If the GFC was a failure of the moral imaginations of the bankers who could not see the families whose homes they were foreclosing on to repay dodgy loans, then it is a failure the roots of which go deeper than laissez-faire capitalism, and the fruits of which extend further than the millions of American taxpayers who ultimately had to pick up the tab. ‘The big picture,’ wrote Krznaric, ‘is clear: there’s a growing empathy deficit that is creating new levels of social division.’
New maybe, but not unprecedented. There are disturbing parallels – recession, mass unemployment, the ascendancy of the far-Right in Europe, and even a reported spike in anti-Semitism – between the modern era and the 1930s, which saw fascist and totalitarian states lay the groundwork for the Second World War through the demonisation of minorities. It might be unwise (it would certainly be premature) to make too much of these somewhat superficial resemblances, but it is vitally important that we remember where societies can end up when the lights are turned off on the collective moral consciousness and the public simply gets used to living in the dark.
Ray Bradbury conceded of his famous dystopia, Fahrenheit 451, that in reality it isn’t necessary to burn books in order to destroy a culture – it is enough that people are persuaded to stop reading them. In the same way, it doesn’t take a dictatorship or a global war to diminish our empathic responses to the suffering of other people. In fact, as Joseph Goebbels intimately understood, it is exactly the other way about: the more the moral perspective is neutered, the wider the doors of civilisation are flung open to cruelty and horror of all kinds.
There is no precise remedy for this, though the fact that our capacity to empathise is hardwired into our brains and is active from a very young age opens up some intriguing possibilities. Recent empathy experiments – such as Hello Peace!, which saw more than one million phone calls connecting Arab and Jewish strangers – have had heartening results. But the growing bodies of anthropological and neuroscientific studies of moral engagement will presumably leave the wider public discourse mostly untouched. There is surely a danger that, as our schools flood with Christian chaplains, the space vacated by the humanist discussion of ethics will be ceded to the fog of religious abstruseness.

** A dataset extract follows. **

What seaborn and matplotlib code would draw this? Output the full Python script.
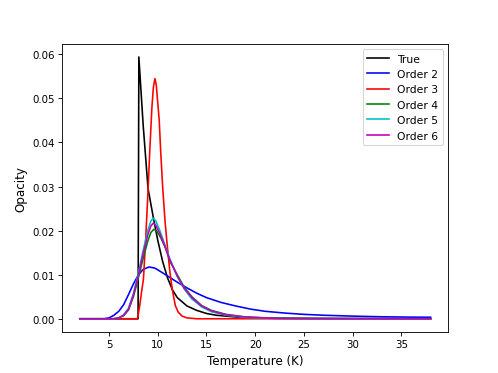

The journey of Australia’s maltreatment of asylum seekers is an instructive lesson in what can go wrong when the moral consequences of government policy become locked into reactive rather than extrapolative debates: mandatory detention in 1992, Temporary Protection Visas in 1999, the Children Overboard affair in 2001, the murder of Reza Berati on Manus Island and the resettlement of refugees in Cambodia in this year. The ends, we are always told, justify the means. The moral imagination must be nurtured at every level, from the schoolyard up, because it gives individuals the wherewithal – the social capital – to stand in the shoes of those who have to live with the day-to-day consequences of the means as well as the ends. We are not Reza Berati, or one of the more than 1,000 crimeless children who remain locked up in our detention centres, but a culture worthy of the name depends on our ability to imagine that we might have been.